▶ Data lines

= = = = =

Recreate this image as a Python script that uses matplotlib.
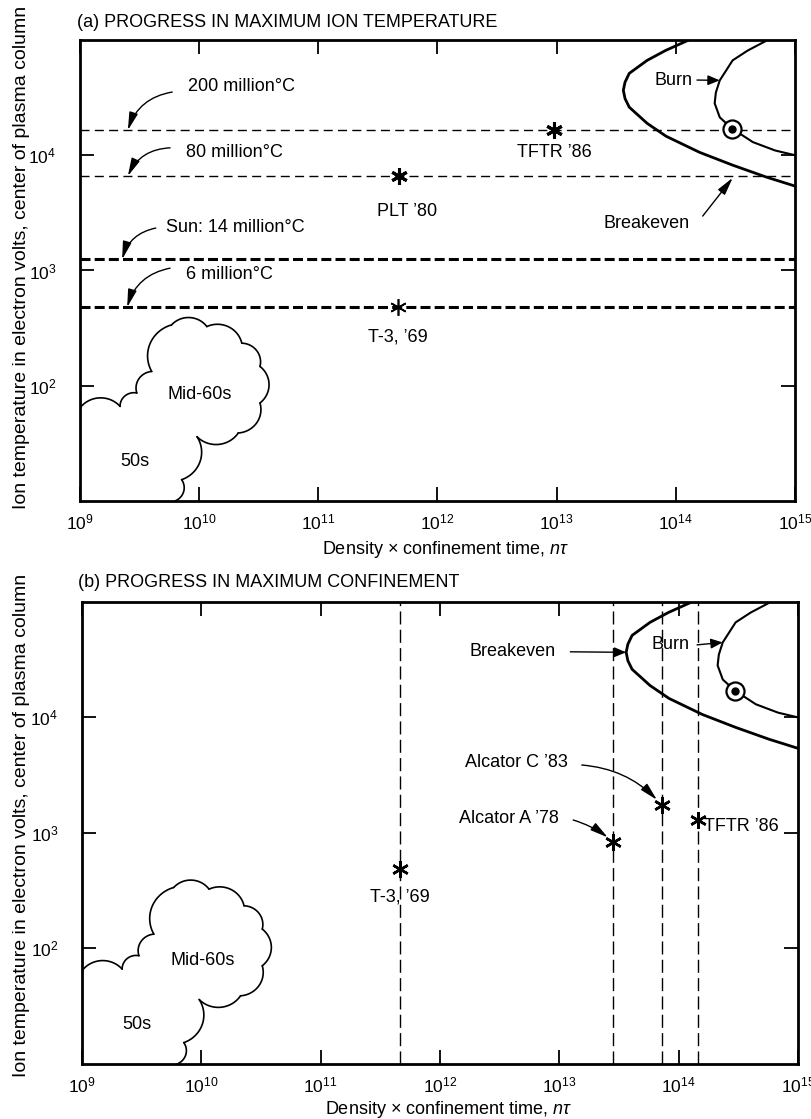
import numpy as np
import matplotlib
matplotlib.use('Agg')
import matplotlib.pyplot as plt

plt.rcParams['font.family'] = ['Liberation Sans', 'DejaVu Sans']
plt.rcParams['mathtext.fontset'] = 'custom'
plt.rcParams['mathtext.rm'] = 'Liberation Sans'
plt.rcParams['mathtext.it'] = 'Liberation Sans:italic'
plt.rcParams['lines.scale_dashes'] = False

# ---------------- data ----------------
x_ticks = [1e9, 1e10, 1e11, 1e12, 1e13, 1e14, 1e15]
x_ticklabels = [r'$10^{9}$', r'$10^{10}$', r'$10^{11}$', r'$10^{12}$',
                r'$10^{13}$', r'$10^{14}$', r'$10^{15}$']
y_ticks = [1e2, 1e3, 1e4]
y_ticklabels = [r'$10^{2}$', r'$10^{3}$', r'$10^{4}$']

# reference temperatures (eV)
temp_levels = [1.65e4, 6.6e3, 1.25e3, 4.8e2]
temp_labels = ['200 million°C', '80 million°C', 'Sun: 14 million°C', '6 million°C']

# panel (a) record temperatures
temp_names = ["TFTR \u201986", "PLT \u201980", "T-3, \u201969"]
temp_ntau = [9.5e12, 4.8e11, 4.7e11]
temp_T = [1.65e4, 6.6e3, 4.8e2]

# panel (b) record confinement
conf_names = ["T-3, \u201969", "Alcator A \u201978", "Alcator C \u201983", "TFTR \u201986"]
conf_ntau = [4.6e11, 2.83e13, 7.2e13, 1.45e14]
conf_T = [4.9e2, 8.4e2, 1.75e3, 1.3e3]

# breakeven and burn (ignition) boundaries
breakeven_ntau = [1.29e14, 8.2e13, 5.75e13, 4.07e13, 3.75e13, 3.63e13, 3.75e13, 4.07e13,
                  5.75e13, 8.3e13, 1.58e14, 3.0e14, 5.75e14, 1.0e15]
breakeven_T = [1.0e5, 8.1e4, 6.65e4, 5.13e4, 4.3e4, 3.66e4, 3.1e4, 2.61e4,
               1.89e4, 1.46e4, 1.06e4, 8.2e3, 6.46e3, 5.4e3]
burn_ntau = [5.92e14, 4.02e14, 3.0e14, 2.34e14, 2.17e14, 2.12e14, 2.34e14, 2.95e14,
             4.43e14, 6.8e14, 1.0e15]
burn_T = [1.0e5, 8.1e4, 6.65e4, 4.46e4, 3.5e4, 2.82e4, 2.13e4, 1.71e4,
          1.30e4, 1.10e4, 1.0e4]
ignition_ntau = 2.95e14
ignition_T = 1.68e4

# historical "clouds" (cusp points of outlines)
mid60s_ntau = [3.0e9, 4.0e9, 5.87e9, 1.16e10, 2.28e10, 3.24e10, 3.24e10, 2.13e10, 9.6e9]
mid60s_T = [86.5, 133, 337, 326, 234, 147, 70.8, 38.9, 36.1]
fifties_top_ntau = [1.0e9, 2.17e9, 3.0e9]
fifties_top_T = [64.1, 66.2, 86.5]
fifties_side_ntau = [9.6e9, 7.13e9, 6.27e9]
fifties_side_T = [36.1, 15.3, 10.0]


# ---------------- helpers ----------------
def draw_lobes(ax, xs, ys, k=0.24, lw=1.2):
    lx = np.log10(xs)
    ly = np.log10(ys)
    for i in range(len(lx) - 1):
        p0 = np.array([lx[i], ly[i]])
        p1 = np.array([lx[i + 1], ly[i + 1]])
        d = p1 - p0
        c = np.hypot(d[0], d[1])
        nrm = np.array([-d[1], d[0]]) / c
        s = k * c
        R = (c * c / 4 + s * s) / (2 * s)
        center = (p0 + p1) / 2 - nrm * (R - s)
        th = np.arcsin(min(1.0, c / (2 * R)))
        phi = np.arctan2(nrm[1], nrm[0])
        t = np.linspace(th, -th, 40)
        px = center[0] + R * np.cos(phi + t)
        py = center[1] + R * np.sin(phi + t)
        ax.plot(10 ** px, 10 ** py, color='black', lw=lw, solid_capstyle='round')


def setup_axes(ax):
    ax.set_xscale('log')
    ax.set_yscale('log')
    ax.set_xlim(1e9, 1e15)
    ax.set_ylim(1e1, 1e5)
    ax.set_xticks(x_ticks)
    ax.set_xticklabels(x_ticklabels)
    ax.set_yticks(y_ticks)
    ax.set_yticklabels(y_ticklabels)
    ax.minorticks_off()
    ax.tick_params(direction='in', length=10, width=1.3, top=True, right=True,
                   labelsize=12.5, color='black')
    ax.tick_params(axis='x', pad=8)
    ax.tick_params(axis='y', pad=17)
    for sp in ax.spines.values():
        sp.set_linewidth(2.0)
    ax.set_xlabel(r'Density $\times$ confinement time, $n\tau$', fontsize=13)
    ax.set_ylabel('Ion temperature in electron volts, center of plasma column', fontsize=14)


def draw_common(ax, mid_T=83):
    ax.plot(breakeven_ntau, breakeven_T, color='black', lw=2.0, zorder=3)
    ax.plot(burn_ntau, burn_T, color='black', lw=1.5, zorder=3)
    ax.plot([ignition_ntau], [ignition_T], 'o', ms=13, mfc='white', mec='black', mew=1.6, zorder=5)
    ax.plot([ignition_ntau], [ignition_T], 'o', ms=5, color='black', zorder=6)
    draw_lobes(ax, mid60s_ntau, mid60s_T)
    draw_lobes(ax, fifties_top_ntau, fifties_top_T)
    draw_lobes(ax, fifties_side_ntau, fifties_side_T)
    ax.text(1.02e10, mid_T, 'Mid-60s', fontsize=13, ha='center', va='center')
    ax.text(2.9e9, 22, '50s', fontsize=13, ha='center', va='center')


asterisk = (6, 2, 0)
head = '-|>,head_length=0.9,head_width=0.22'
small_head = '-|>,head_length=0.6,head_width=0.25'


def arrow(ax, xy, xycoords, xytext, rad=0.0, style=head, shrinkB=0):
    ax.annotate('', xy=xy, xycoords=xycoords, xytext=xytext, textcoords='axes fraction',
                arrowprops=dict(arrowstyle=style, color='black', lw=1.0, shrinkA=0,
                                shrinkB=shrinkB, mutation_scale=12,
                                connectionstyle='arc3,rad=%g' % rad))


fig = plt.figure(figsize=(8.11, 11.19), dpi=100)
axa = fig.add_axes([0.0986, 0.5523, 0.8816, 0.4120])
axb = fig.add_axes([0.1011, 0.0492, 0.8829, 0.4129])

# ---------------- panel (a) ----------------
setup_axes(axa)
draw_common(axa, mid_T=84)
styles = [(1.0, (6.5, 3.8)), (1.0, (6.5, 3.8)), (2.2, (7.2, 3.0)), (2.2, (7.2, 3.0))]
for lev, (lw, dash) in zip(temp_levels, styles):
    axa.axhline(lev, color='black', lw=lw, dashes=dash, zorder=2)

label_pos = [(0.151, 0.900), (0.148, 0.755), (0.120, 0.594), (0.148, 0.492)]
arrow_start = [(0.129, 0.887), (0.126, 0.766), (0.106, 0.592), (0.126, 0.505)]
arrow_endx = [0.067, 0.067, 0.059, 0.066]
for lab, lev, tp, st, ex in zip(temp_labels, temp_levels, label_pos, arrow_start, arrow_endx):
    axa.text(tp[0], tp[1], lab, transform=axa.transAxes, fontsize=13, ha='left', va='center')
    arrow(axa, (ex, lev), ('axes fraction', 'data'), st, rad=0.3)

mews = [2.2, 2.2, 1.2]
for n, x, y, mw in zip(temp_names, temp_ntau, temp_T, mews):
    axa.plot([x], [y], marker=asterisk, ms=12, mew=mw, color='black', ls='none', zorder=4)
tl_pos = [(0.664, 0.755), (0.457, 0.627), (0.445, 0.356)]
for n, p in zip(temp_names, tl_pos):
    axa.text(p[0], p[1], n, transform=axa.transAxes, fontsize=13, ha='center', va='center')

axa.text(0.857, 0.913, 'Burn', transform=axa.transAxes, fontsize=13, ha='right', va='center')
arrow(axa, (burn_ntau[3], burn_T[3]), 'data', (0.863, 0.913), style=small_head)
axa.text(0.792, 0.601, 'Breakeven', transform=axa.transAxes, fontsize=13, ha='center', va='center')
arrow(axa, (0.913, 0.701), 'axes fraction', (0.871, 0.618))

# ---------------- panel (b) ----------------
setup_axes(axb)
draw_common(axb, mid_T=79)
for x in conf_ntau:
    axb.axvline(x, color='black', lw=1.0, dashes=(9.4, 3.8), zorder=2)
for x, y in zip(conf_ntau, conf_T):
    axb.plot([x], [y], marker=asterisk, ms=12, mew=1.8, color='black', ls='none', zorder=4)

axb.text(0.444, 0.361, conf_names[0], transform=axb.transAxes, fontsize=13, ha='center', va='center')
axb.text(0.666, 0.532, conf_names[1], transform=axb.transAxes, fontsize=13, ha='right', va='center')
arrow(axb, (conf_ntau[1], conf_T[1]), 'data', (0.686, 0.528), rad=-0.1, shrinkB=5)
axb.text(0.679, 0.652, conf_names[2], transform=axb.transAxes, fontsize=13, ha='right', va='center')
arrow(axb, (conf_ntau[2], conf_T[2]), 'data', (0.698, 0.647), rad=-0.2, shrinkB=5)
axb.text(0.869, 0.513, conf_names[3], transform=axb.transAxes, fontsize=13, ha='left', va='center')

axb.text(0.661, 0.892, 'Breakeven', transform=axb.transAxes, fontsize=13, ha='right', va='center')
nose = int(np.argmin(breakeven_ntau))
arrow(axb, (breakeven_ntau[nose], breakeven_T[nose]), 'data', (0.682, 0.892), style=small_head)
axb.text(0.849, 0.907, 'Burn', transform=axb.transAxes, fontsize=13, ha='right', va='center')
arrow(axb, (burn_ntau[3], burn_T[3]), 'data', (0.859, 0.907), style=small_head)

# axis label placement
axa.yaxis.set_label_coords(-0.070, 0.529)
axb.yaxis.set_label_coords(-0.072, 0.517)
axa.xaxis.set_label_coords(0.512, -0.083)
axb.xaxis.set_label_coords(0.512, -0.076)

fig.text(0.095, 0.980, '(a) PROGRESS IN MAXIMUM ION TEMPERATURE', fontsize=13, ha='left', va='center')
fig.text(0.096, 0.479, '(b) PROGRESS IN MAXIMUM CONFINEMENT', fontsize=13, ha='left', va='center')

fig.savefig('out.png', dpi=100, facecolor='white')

= = = = =

▶ Set exercise
Write out the lines from the start of the material to the line with "plt.rcParams['lines.scale_dashes'] = False", inclusive and exactly. Skip the pictures.

▶ Answer for the task
Recreate this image as a Python script that uses matplotlib.
import numpy as np
import matplotlib
matplotlib.use('Agg')
import matplotlib.pyplot as plt

plt.rcParams['font.family'] = ['Liberation Sans', 'DejaVu Sans']
plt.rcParams['mathtext.fontset'] = 'custom'
plt.rcParams['mathtext.rm'] = 'Liberation Sans'
plt.rcParams['mathtext.it'] = 'Liberation Sans:italic'
plt.rcParams['lines.scale_dashes'] = False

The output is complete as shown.